Yes, it’s galling that British restaurants are among the worst offenders in the world when it comes to wine mark-up. “In Spain, for example, many top restaurants hardly mark up their wines at all,” says Hayler.

But the point is to be armed, as there will usually be a better deal in any wine list. And even if there isn’t, you can order a more modest wine and splurge somewhere else that has a kinder mark-up.

As to whether it looks odd to punch into your iPhone beneath the linen while the sommelier looks on, he says: “No one has ever said anything to me and, in fact, the nicer sommeliers understand and even tell me their recommendations.”

How he became the foodie’s foodie

Andy Hayler food critic

Andy Hayler

The app, then, shines a light into this murky bit of bottom-lining by restaurateurs. It’s also a bit of a first for Hayler. Our hungry hero was once an information management executive with Royal Dutch Shell (and is still a data management expert, with his own company). In 1988, he had a breakthrough moment at the three-star Jamin in Paris, run by gastostar Joel Robuchon.

After that blooding, Hayler indulged his love of high-end food on his many business trips. “I always wanted – I still want – to go to the best restaurant in every town I go to.”

In 2004, he noticed that he had been to several of the world’s 49 Michelin three-star restaurants, and decided to get the set and go to every single one.

It’s a trick he has since pulled three times, most recently this year, when he completed eating in all 109 Michelin three-star restaurants at that time from Florence to Fujisawa.

As an expert in data management, Hayler is something of a completist and brings a statistical fortitude to his restaurant work. As a tech savant, he draws attention to the fact that when you put the words ‘restaurant critic’ into Google, the first name to appear is not AA Gill or Giles Coren, but Andy Hayler.

It is appropriate, he thinks: “Restaurant critics are more about entertainment, to sell newspapers.”

It’s still a kind of turbo-charged hobby, so he was very proud when, in 2006, the Guardian newspaper named his guide as one of the top ten food guides. “I was so pleased as it was unexpected,” he says.

Genuinely impartial

Indeed, it’s not that Hayler isn’t writerly; more that he is sharp-focused on the food quality. Take this, from his review of La Calandre in Italy: “Another fine dish was suckling pig with ethereally light mustard foam and spring greens with a beautifully dark, unctuous and intense sauce.” Yum. That’s certainly appetising prose.

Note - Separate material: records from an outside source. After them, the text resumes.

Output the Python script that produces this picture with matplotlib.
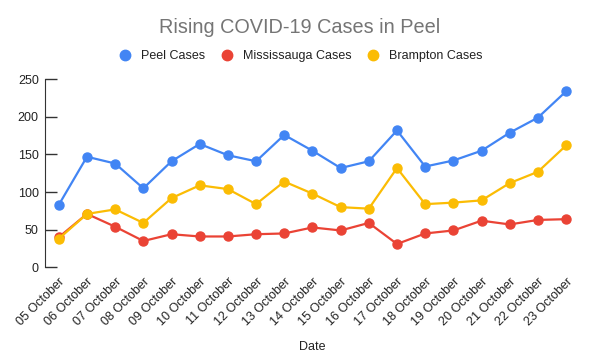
import matplotlib
matplotlib.use("Agg")
import matplotlib.pyplot as plt
from matplotlib.lines import Line2D

plt.rcParams["font.family"] = ["Liberation Sans", "DejaVu Sans"]

dates = ["05 October", "06 October", "07 October", "08 October", "09 October",
         "10 October", "11 October", "12 October", "13 October", "14 October",
         "15 October", "16 October", "17 October", "18 October", "19 October",
         "20 October", "21 October", "22 October", "23 October"]
peel = [83, 147, 138, 105, 141, 164, 149, 141, 176, 155, 132, 141, 182, 134, 142, 155, 179, 199, 234]
mississauga = [40, 71, 54, 35, 44, 41, 41, 44, 45, 53, 49, 59, 31, 45, 49, 62, 57, 63, 64]
brampton = [38, 71, 77, 59, 92, 109, 104, 84, 114, 98, 80, 78, 132, 84, 86, 89, 112, 127, 162]

series = [
    ("Peel Cases", peel, "#4285F4"),
    ("Mississauga Cases", mississauga, "#EA4335"),
    ("Brampton Cases", brampton, "#FBBC04"),
]

fig = plt.figure(figsize=(5.99, 3.63), dpi=100)
ax = fig.add_axes([0.0746, 0.2636, 0.894, 0.518])

x = list(range(len(dates)))
for name, vals, color in series:
    ax.plot(x, vals, color=color, linewidth=1.6, marker="o", markersize=6.5, label=name)

ax.set_xlim(-0.5, len(dates) - 0.5)
ax.set_ylim(0, 250)
ax.set_yticks([0, 50, 100, 150, 200, 250])
ax.set_xticks(x)
ax.set_xticklabels(dates, rotation=45, ha="right", rotation_mode="anchor")

for side in ["top", "right", "bottom"]:
    ax.spines[side].set_visible(False)
ax.spines["left"].set_color("#333333")
ax.tick_params(axis="y", direction="in", length=8.6, width=1, color="#333333",
               labelsize=9, labelcolor="#222222", pad=4.3)
ax.tick_params(axis="x", length=0, labelsize=9, labelcolor="#222222", pad=6)

ax.set_xlabel("Date", fontsize=9, color="#222222", labelpad=9)

fig.text(0.5, 0.925, "Rising COVID-19 Cases in Peel", ha="center", va="center",
         fontsize=14.3, color="#757575")

# legend sits between title and plot, markers only
handles = [Line2D([], [], color=c, marker="o", linestyle="none", markersize=7.5) for _, _, c in series]
fig.legend(handles, [n for n, _, _ in series], loc="center", bbox_to_anchor=(0.502, 0.846),
           ncol=3, frameon=False, fontsize=9, handlelength=1.0, handletextpad=0.75,
           columnspacing=1.26, labelcolor="#222222")

fig.savefig("out.png", dpi=100)
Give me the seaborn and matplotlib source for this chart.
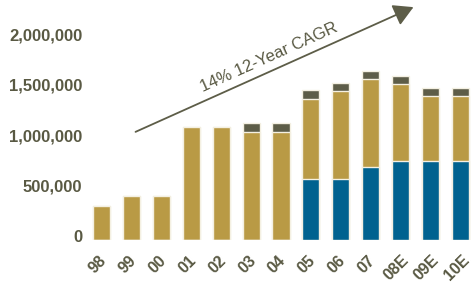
import matplotlib
matplotlib.use("Agg")
import matplotlib.pyplot as plt
import matplotlib.transforms as mtransforms
import seaborn as sns
import pandas as pd
import numpy as np

years = ["98", "99", "00", "01", "02", "03", "04", "05", "06", "07", "08E", "09E", "10E"]
blue_vals = [0, 0, 0, 0, 0, 0, 0, 600000, 600000, 720000, 780000, 780000, 780000]
gold_vals = [340000, 435000, 435000, 1120000, 1120000, 1070000, 1070000, 800000, 875000, 870000, 760000, 645000, 645000]
dark_vals = [0, 0, 0, 0, 0, 85000, 85000, 85000, 80000, 82000, 85000, 82000, 82000]
y_ticks = [0, 500000, 1000000, 1500000, 2000000]
annotation = "14% 12-Year CAGR"

GOLD = "#B99A45"
BLUE = "#00628F"
DARK = "#5D5D48"
TEXT = "#595943"

df = pd.DataFrame({"year": years, "blue": blue_vals, "gold": gold_vals, "dark": dark_vals})
df["t_gold"] = df["blue"] + df["gold"]
df["t_dark"] = df["t_gold"] + df["dark"]

sns.set_style("white")
fig = plt.figure(figsize=(4.71, 2.83), dpi=100)
ax = fig.add_axes([86.5 / 471, 43 / 283, (471 - 86.5) / 471, 240 / 283])

common = dict(x="year", order=years, width=0.57, edgecolor="#F4F0E2", linewidth=1.0, ax=ax)
sns.barplot(data=df, y="t_dark", color=DARK, saturation=1, **common)
sns.barplot(data=df, y="t_gold", color=GOLD, saturation=1, **common)
sns.barplot(data=df, y="blue", color=BLUE, saturation=1, **common)

ax.set_xlim(-0.5, 12.35)
ax.set_ylim(0, 2376000)
ax.set_yticks(y_ticks)
ax.set_yticklabels([f"{v:,}" for v in y_ticks])
ax.set_xlabel("")
ax.set_ylabel("")
for s in ax.spines.values():
    s.set_visible(False)
ax.tick_params(axis="both", length=0, colors=TEXT)
ax.tick_params(axis="y", pad=3)
ax.tick_params(axis="x", pad=9)
up = mtransforms.ScaledTranslation(0, 3.5 / 100, fig.dpi_scale_trans)
left = mtransforms.ScaledTranslation(-4 / 100, 0, fig.dpi_scale_trans)
for lab in ax.get_yticklabels():
    lab.set_fontfamily(["Liberation Sans", "DejaVu Sans"])
    lab.set_fontweight("bold")
    lab.set_fontsize(12)
    lab.set_color(TEXT)
    lab.set_transform(lab.get_transform() + up)
for lab in ax.get_xticklabels():
    lab.set_fontfamily(["Liberation Sans", "DejaVu Sans"])
    lab.set_fontweight("bold")
    lab.set_fontsize(11.5)
    lab.set_color(TEXT)
    lab.set_rotation(45)
    lab.set_ha("center")
    lab.set_va("top")
    lab.set_transform(lab.get_transform() + left)
ax.grid(False)

def fp(x, y):
    return (x / 471, 1 - y / 283)

fig.patches.append(matplotlib.patches.FancyArrowPatch(
    fp(133, 133), fp(416, 6), transform=fig.transFigure,
    arrowstyle="-|>,head_length=8,head_width=4.5", mutation_scale=1.5,
    color=DARK, linewidth=1.3))
fig.text(*fp(269, 57), annotation, rotation=24.2, rotation_mode="anchor",
         ha="center", va="center", fontsize=12, color=TEXT,
         family=["Liberation Sans Narrow", "Liberation Sans", "DejaVu Sans"])

fig.savefig("out.png", dpi=100)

But what about service, décor, ambience? “Not my thing. I was at a three-star in Japan recently and had terrible service, which I ignored. I mark on presentation, quality of ingredients, and technical execution.”

He is proud of the fact that he pays for himself, and estimates the cost of all his Michelin forays at about £20,000, which he thinks is a good deal. “Recently I saw that renting a Ferrari costs about £1,000 a day. Eating out is nothing compared to those kinds of costs. My hobby could be worse.” The most he has spent on one meal is $800 per head at Per Se, in New York.

As Hayler has shadowed Michelin’s star system, one wonders if the secretive company has ever been in touch. They haven’t. But they will have heard of him, and he holds the distinction of being one of the few Brits invited to discuss food on French television.

This self-funding enables Hayler to be forthright, unlike other guides (not the Michelin, which pays for itself) and newspapers, and which informs his app. As he says: “Unfortunately, much wine writing is paid for indirectly by the wine industry, so you can mostly forget about those tips you read in the wine magazines.”

It’s also nicely bracing that Hayler doesn’t automatically favour trendy restos like El Bulli in its heyday.

“All those ingredients tortured into unnatural textures,” he says. “it’s Harry Potter food. Some dishes at modernist restaurants can provide great theatre, but it takes the ultra-talented to pull this off, and far too often less talented imitators produce dishes that favour innovation at the expense of flavour.

“I believe that there is a reaction against the heavy use of chemicals in such cooking now by diners, and we see recently a welcome emphasis on natural ingredients, exemplified by restaurants like Hedone in London and Extebarri in Spain.”

So Hayler says top-end ingredients are the way forward. That is, really top-end, like beer-fed, brush-massaged Kobe beef from Japan. All washed down with better value wine courtesy of Wine Search, of course.